Has the Israeli war machine failed?

There are also doubts among some experts about the effectiveness of Israel’s Iron Dome anti-missile system. However, the point here is that every anti-aircraft and defense system is limited by what is known as rate-of-fire. That is, the ability to defeat an airborne enemy attack at a certain density: to engage, track, and shoot down a certain number of targets (for example, 25 per minute).

If the enemy launches 5,000 Kassam missiles in 20 minutes, no dome can cope with that number of targets. If each target were to be fired at in a two-missile burst (as is common in combat operations), at least 10,000 defense missiles would be required, at a cost of $20,000 each (and that’s in 2014 prices). There are indications that Israel has already requested additional systems from the US.

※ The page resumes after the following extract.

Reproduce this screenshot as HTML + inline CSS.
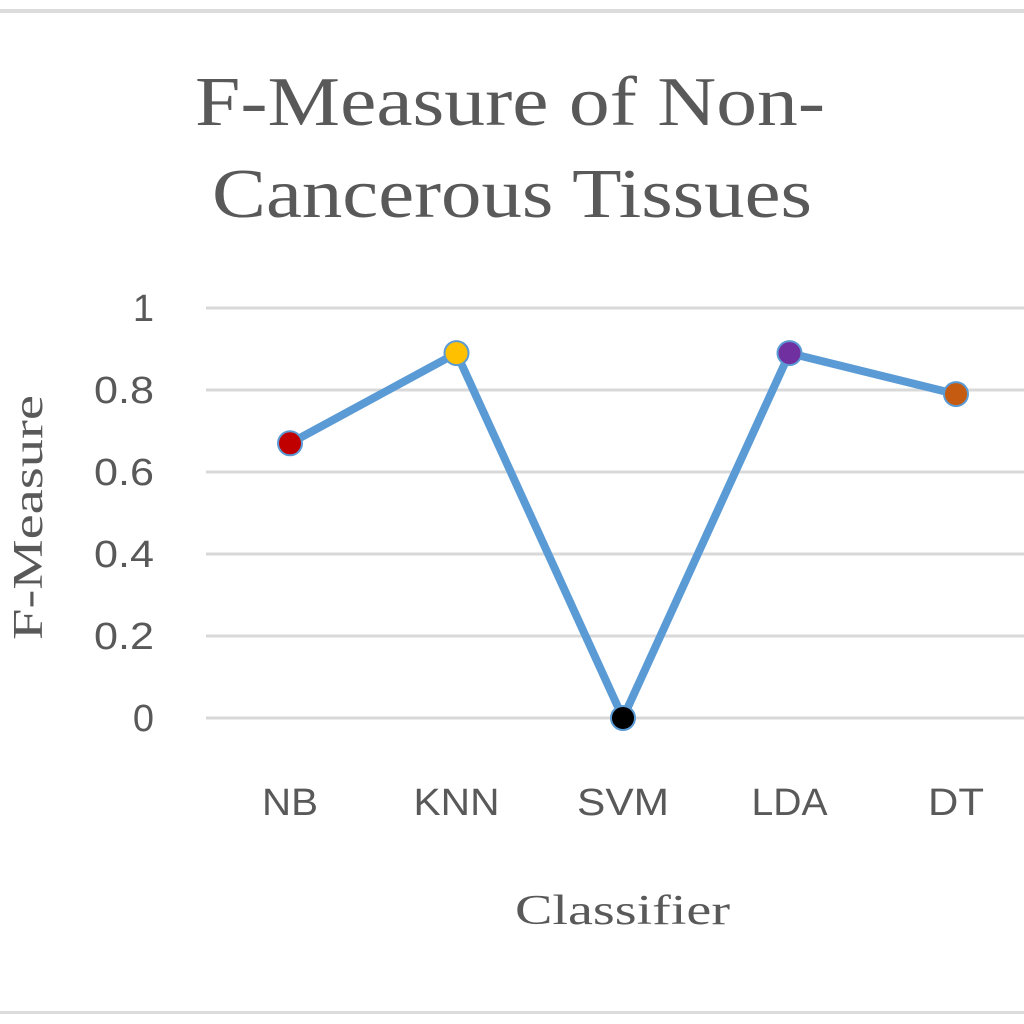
<!DOCTYPE html>
<html><head><meta charset="utf-8"><style>
html,body{margin:0;padding:0;background:#fff;}
svg{display:block;}
</style></head><body>
<svg id="chart" width="1024" height="1024" viewBox="0 0 1024 1024" xmlns="http://www.w3.org/2000/svg">
<rect x="0" y="0" width="1024" height="1024" fill="#fff"/>
<rect x="0" y="9" width="1024" height="4" fill="#dcdcdc"/>
<rect x="0" y="1011" width="1024" height="3" fill="#dcdcdc"/>
<text x="195" y="125" textLength="630" lengthAdjust="spacingAndGlyphs" font-family="Liberation Serif, serif" font-size="70" fill="#595959">F-Measure of Non-</text>
<text x="212" y="217" textLength="600" lengthAdjust="spacingAndGlyphs" font-family="Liberation Serif, serif" font-size="70" fill="#595959">Cancerous Tissues</text>
<text transform="translate(42,640) rotate(-90)" textLength="245" lengthAdjust="spacingAndGlyphs" font-family="Liberation Serif, serif" font-size="42" fill="#595959">F-Measure</text>
<text x="515" y="924" textLength="215" lengthAdjust="spacingAndGlyphs" font-family="Liberation Serif, serif" font-size="42" fill="#595959">Classifier</text>
<g id="grid"></g><g id="yticks"></g><g id="xticks"></g><g id="series"></g>
</svg>
<script>
const categories = ["NB","KNN","SVM","LDA","DT"];
const values = [0.67, 0.89, 0, 0.89, 0.79];
const markerColors = ["#c00000","#ffc000","#000000","#7030a0","#c55a11"];
const yTicks = [0, 0.2, 0.4, 0.6, 0.8, 1];
const yTickLabels = ["0","0.2","0.4","0.6","0.8","1"];

const NS = "http://www.w3.org/2000/svg";
const plotLeft = 206, plotRight = 1024, y0 = 718, y1 = 308;
function yScale(v){ return y0 - (y0 - y1) * v; }
function xScale(i){ return 290 + i * 166.5; }
function mk(tag, attrs, parent){ const e = document.createElementNS(NS, tag); for (const k in attrs) e.setAttribute(k, attrs[k]); parent.appendChild(e); return e; }

const grid = document.getElementById("grid"), yt = document.getElementById("yticks"), xt = document.getElementById("xticks"), ser = document.getElementById("series");
yTicks.forEach((t, i) => {
  const l = mk("line", {x1: plotLeft, x2: plotRight, y1: yScale(t), y2: yScale(t), stroke: "#d9d9d9", "stroke-width": 3}, grid);
  
  
  const lab = yTickLabels[i];
  const attrs = {x: 154, y: yScale(t) + 13, "text-anchor": "end", "font-family": "Liberation Sans, sans-serif", "font-size": "38", fill: "#595959"};
  if (lab.length > 1) { attrs.textLength = 60; attrs.lengthAdjust = "spacingAndGlyphs"; }
  const tx = mk("text", attrs, yt);
  tx.textContent = lab;
  
  
});
const labelWidths = [56, 86, 92, 76, 56];
categories.forEach((c, i) => {
  const tx = mk("text", {x: xScale(i), y: 815, "text-anchor": "middle", textLength: labelWidths[i], lengthAdjust: "spacingAndGlyphs", "font-family": "Liberation Sans, sans-serif", "font-size": "38", fill: "#595959"}, xt);
  tx.textContent = c;
  
  
});
const pts = values.map((v, i) => xScale(i) + "," + yScale(v)).join(" ");
const line = mk("polyline", {points: pts, fill: "none", stroke: "#5b9bd5", "stroke-width": 8, "stroke-linejoin": "round"}, ser);


values.forEach((v, i) => {
  const c = mk("circle", {cx: xScale(i), cy: yScale(v), r: 12, fill: markerColors[i], stroke: "#5b9bd5", "stroke-width": 2}, ser);
  
  
});
</script>
</body></html>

It has also been reported that Hamas formations seized several Merkava tanks (including the latest modification, the IV variant) from the IDF, some of which have been burned.

However, it is unlikely that the terrorists will be able to use this armor in combat as it requires a completely different level of training.

According to some reports, Hamas could not even start a Merkava IV, let alone use its fire control system.

Thus, the claim that Hamas’ armed units base their actions on analysis of their own experience and the enemy’s weaknesses, as well as a detailed study of the latest trends in modern military art in armed conflict zones, is an exaggeration by some analysts.

The militants do not demonstrate anything “cutting-edge” in the field of military art.

What to expect from the fighting on the ground?

October 14, 2023 10:25 pm

DB – I guess we will just have to wait and see how things go with the Arab states from here on. But I reiterate my basic point: Israel ain’t no South Vietnam. It was encouraging how, despite the bitter political arguments of recent times, they managed to form a government of national unity very quickly in the face of the crisis.